One of the challenges I’ve run into when making friends from scratch, is understanding what “friendship” means to me. I’ve not thought about it that closely before.
From what I’ve read and learned, different cultures define friendship differently. In some cultures – the French, for example – families have known each other for generations and while people will be polite and helpful to newcomers, attaining the label of “friend” could take several decades, if not generations.
In Southern California on the other hand, it seems that you can become someone’s best friend in less time than it takes to get stuck on the 405 freeway. But those friendships seem to evaporate just as mysteriously as a traffic jam, with no rhyme or reason behind why it went away or what caused it in the first place.
Numerous guidebooks for expats in Thailand warn that the natural friendliness of Thais shouldn’t be mistaken as close friendship. They may confide many things in you because they see you as someone outside the rigid hierarchy of Thai society. It is that same hierarchy, though, that will forever keep you in a certain place that isn’t quite friendship.
A question that came up from some readers was whether I’ve developed any close friendships with Tawn’s friends. While they are nice people and most make an effort to engage with me when we socialize together, we haven’t developed any unique friendships. Looking back to our time in San Francisco, I think there are two or three of my friends with whom Tawn would hang out on occasion in my absence. I can’t imagine any of Tawn’s friends here in Krungthep inviting me out while Tawn was out of town.
A Haphazard Process
I’ve met many people here – most of them nice people. They come from many different countries and backgrounds. Granted, there is a disproportionate representation of gay American men, but there is still some diversity to the larger group.
The process of meeting these people has been haphazard. Sometimes it has been through chance meetings. Other people read my blog or trip reports and, being in similar relationships to mine, have contacted me, giving us a common starting ground. I meet other people when several degrees of separation are closed by a mutual acquaintance.
I continue to try other ways of meeting people. I’ve attended events at the Foreign Correspondents’ Club and joined Democrats Abroad Thailand and met interesting people. I’ve even posted an advertisement in the “strictly platonic” section of the Craigslist website that resulted in meeting one person, who has now moved off to Australia.

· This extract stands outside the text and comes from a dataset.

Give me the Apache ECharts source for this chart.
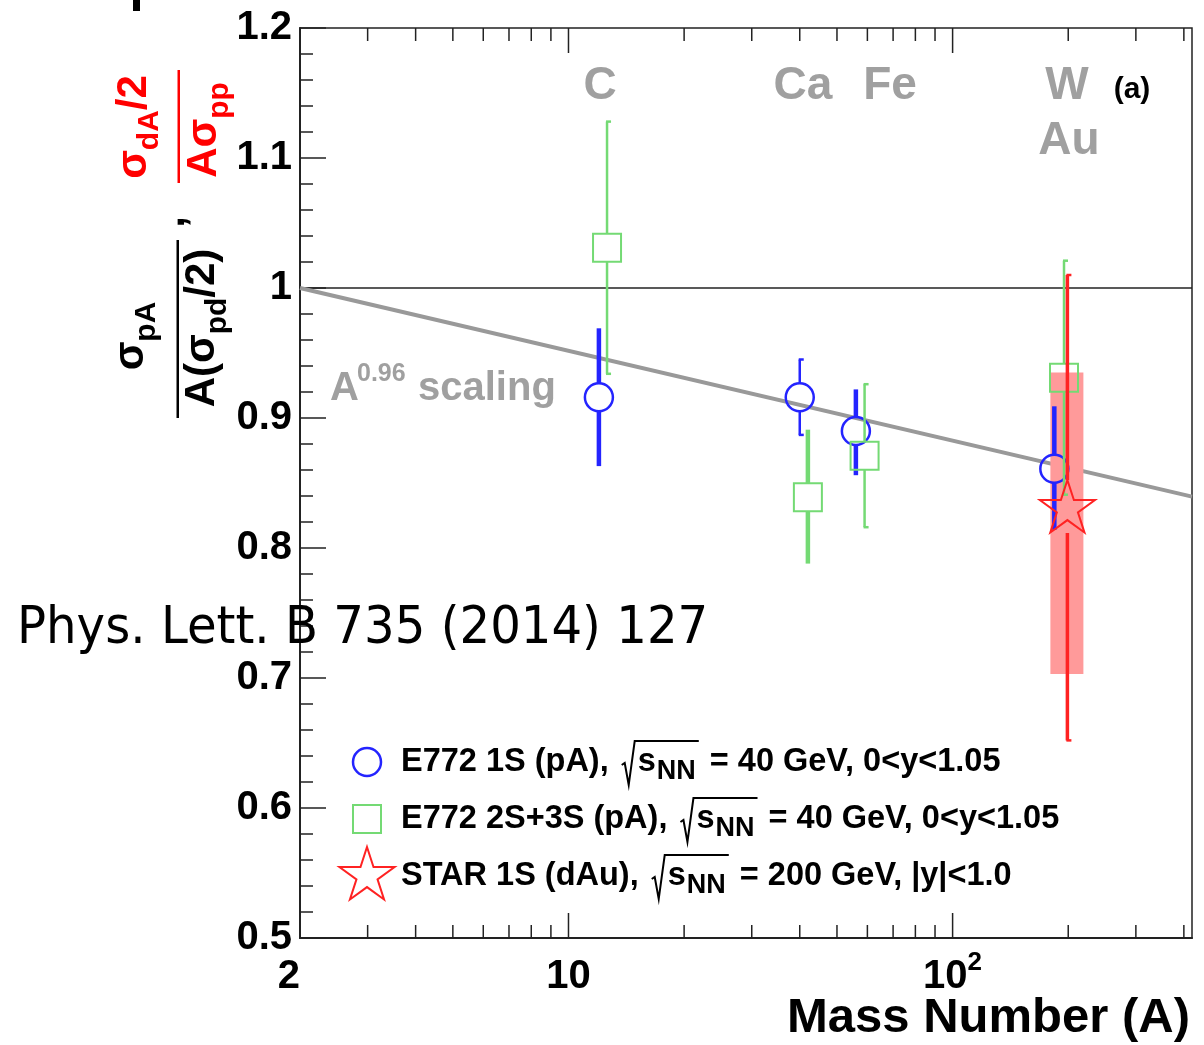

I’ve tried meeting Thais. In general, the Thai women seem less comfortable making friends with a random farang. Some Thai men I’ve met are attached to farang partners, so the group grows by pairs. Other Thai men may or may not be attached, but Tawn gets suspicious of their true intentions – probably rightfully so. On top of it, there is some truth to the previously mentioned expat guidebook warnings about the challenges of making friends with locals.
It is the haphazard nature of these meetings that I think makes the process strange for me. Meeting people through school or work, as has been most of my previous experience, ensured that there were a lot of common interests and experiences to begin with. Nowadays, the common ground is less clear at first, other than knowing we are all expats.
Slowly, connections and common ground have become clearer amidst the haphazardness. Along the way, I’ve had some really good conversations, shared experiences, and situations that create unique connections with others. I’ve learned from their many perspectives. I’ve certainly had the opportunity to commiserate with others who are going through the same expat experiences as I.
But how many of these haphazardly-met people will really develop into friends?